L’obligation de délivrance du bailleur est l’une des principales obligations de ce dernier au sein d’un bail commercial. Si l’obligation essentielle pour le locataire est le paiement du loyer, celle pour le bailleur est la délivrance du local loué.

Cette obligation de délivrance est une obligation qui résulte de la nature même du contrat de bail commercial. Les manquements à l’obligation de délivrance sont sanctionnés sévèrement par les juges du fond, notamment par la condamnation du bailleur à la réalisation de travaux, par la suspension judiciaire du paiement des loyers et charges accordé au preneur, par la résolution du bail aux torts exclusifs du bailleur ou encore par l’octroi de dommages et intérêts au preneur.

Cette obligation suppose que le bien loué mis à disposition dispose des caractéristiques physiques et juridiques permettant d’exercer effectivement l’activité stipulée au bail. Ainsi et surtout, le bailleur doit délivrer des locaux conformes à leur usage.

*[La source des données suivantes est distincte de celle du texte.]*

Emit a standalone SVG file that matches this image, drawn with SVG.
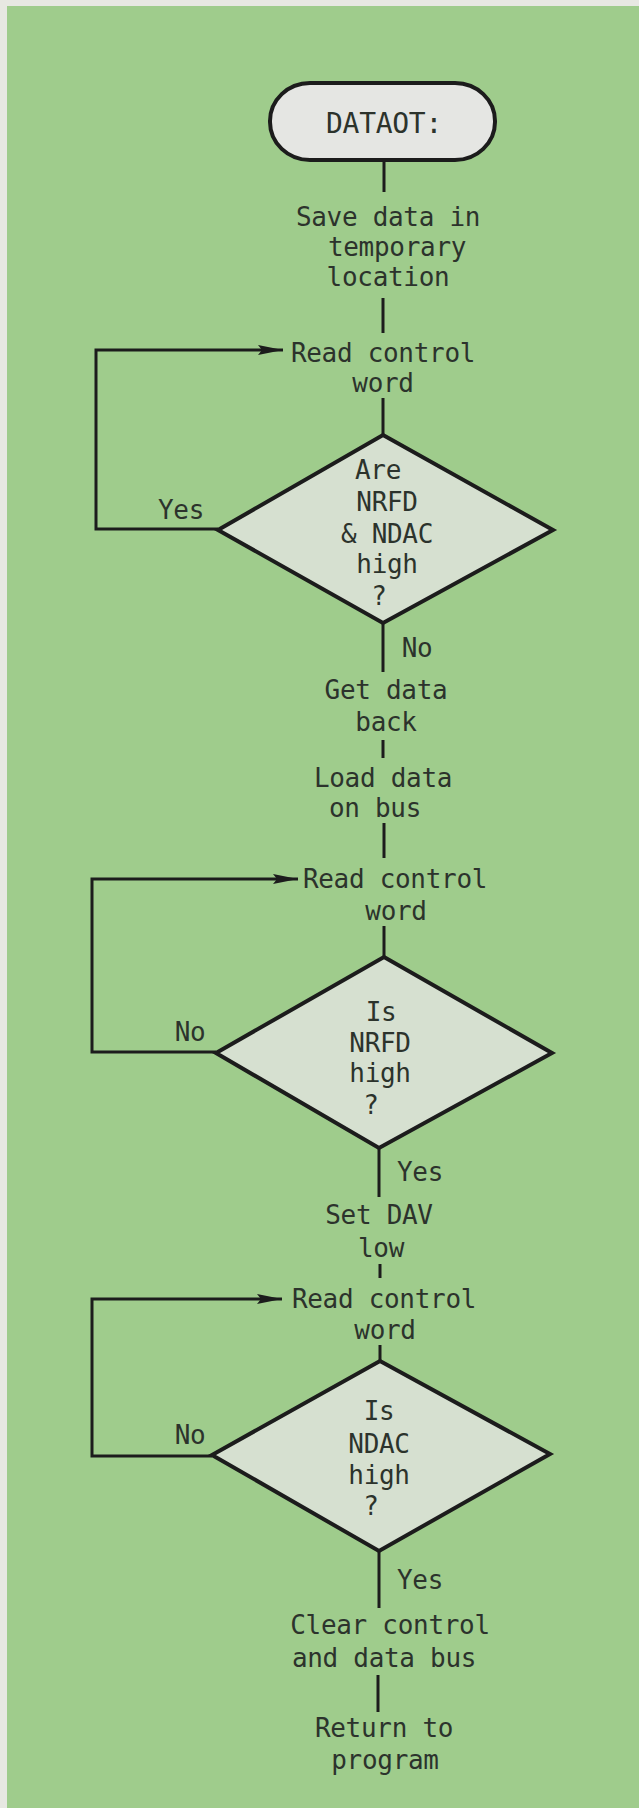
<svg xmlns="http://www.w3.org/2000/svg" width="639" height="1808" viewBox="0 0 639 1808">
<defs>
<style>
.t{font-family:"DejaVu Sans Mono","Liberation Mono",monospace;font-size:26px;fill:#2c332c;text-anchor:middle;letter-spacing:-0.3px}
.c{stroke:#1c1c1c;stroke-width:3;fill:none}
.d{fill:#d6e0d0;stroke:#1c1c1c;stroke-width:4;stroke-linejoin:miter}
</style>
<marker id="ah" markerUnits="userSpaceOnUse" markerWidth="26" markerHeight="12" refX="25" refY="6" orient="auto">
<path d="M0,1 L25,6 L0,11 L4,6 Z" fill="#1c1c1c"/>
</marker>
</defs>
<rect x="0" y="0" width="639" height="1808" fill="#e7e8e2"/>
<rect x="7" y="6" width="632" height="1802" fill="#9fcc8c"/>
<g id="connectors">
<line class="c" x1="384" y1="160" x2="384" y2="192"/>
<line class="c" x1="383" y1="298" x2="383" y2="333"/>
<line class="c" x1="383" y1="398" x2="383" y2="435"/>
<line class="c" x1="383" y1="623" x2="383" y2="672"/>
<line class="c" x1="383" y1="740" x2="383" y2="758"/>
<line class="c" x1="384" y1="823" x2="384" y2="858"/>
<line class="c" x1="384" y1="926" x2="384" y2="958"/>
<line class="c" x1="379" y1="1148" x2="379" y2="1197"/>
<line class="c" x1="380" y1="1264" x2="380" y2="1278"/>
<line class="c" x1="380" y1="1345" x2="380" y2="1361"/>
<line class="c" x1="379" y1="1551" x2="379" y2="1608"/>
<line class="c" x1="378" y1="1675" x2="378" y2="1712"/>
<polyline class="c" points="218,529 96,529 96,350 283,350" marker-end="url(#ah)"/>
<polyline class="c" points="216,1052 92,1052 92,879 298,879" marker-end="url(#ah)"/>
<polyline class="c" points="212,1456 92,1456 92,1299 282,1299" marker-end="url(#ah)"/>
<text class="t" x="181" y="519">Yes</text>
<text class="t" x="417" y="657">No</text>
<text class="t" x="190" y="1041">No</text>
<text class="t" x="420" y="1181">Yes</text>
<text class="t" x="190" y="1444">No</text>
<text class="t" x="420" y="1589">Yes</text>
</g>
<g id="start">
<rect x="270" y="83" width="225" height="77" rx="40" ry="38" fill="#e5e6e3" stroke="#1c1c1c" stroke-width="4"/>
<text class="t" x="384" y="133" style="font-size:28px">DATAOT:</text>
</g>
<g id="save">
<text class="t" x="388" y="226">Save data in</text>
<text class="t" x="397" y="256">temporary</text>
<text class="t" x="388" y="286">location</text>
</g>
<g id="read1">
<text class="t" x="383" y="362">Read control</text>
<text class="t" x="383" y="392">word</text>
</g>
<g id="dec1">
<polygon class="d" points="383,435 553,530 383,623 218,530"/>
<text class="t" x="378" y="479">Are</text>
<text class="t" x="387" y="511">NRFD</text>
<text class="t" x="387" y="543">&amp; NDAC</text>
<text class="t" x="387" y="573">high</text>
<text class="t" x="379" y="605">?</text>
</g>
<g id="getback">
<text class="t" x="386" y="699">Get data</text>
<text class="t" x="386" y="731">back</text>
</g>
<g id="load">
<text class="t" x="383" y="787">Load data</text>
<text class="t" x="375" y="817">on bus</text>
</g>
<g id="read2">
<text class="t" x="395" y="888">Read control</text>
<text class="t" x="396" y="920">word</text>
</g>
<g id="dec2">
<polygon class="d" points="384,957 552,1053 379,1148 216,1053"/>
<text class="t" x="381" y="1021">Is</text>
<text class="t" x="380" y="1052">NRFD</text>
<text class="t" x="380" y="1082">high</text>
<text class="t" x="371" y="1114">?</text>
</g>
<g id="setdav">
<text class="t" x="379" y="1224">Set DAV</text>
<text class="t" x="381" y="1257">low</text>
</g>
<g id="read3">
<text class="t" x="384" y="1308">Read control</text>
<text class="t" x="385" y="1339">word</text>
</g>
<g id="dec3">
<polygon class="d" points="380,1361 550,1454 379,1551 212,1455"/>
<text class="t" x="379" y="1420">Is</text>
<text class="t" x="379" y="1453">NDAC</text>
<text class="t" x="379" y="1484">high</text>
<text class="t" x="371" y="1515">?</text>
</g>
<g id="clear">
<text class="t" x="390" y="1634">Clear control</text>
<text class="t" x="384" y="1667">and data bus</text>
</g>
<g id="return">
<text class="t" x="384" y="1737">Return to</text>
<text class="t" x="385" y="1769">program</text>
</g>
</svg>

La destination du bail a donc une incidence particulière sur le respect par le bailleur de son obligation de délivrance.

Il est à ce titre régulièrement jugé que la délivrance conforme à la clause de destination du bail commercial oblige le bailleur à réaliser les travaux nécessaires, notamment ceux exigés par l’administration.

L’arrêt cité affirme clairement qu’une clause du bail stipulant que le preneur « prend les locaux dans l’état où ils se trouvent au jour de son entrée en jouissance » n’exonère pas le bailleur de son obligation de délivrance.

Ainsi, même s’il est prévu contractuellement que le preneur a l’obligation de maintenir les locaux en conformité avec la règlementation en vigueur, en l’espèce celle prévue pour la sécurité-incendie, cela ne l’oblige pas à mettre en conformité un local qui ne l’était déjà pas lors de son entrée en jouissance. Cette obligation demeure exclusivement à la charge du bailleur, ce qui est d’ordre public.

Le bailleur doit donc veiller à rédiger avec clarté et précision les clauses et conditions du bail initial, et notamment celles ayant un impact sur l’obligation de délivrance.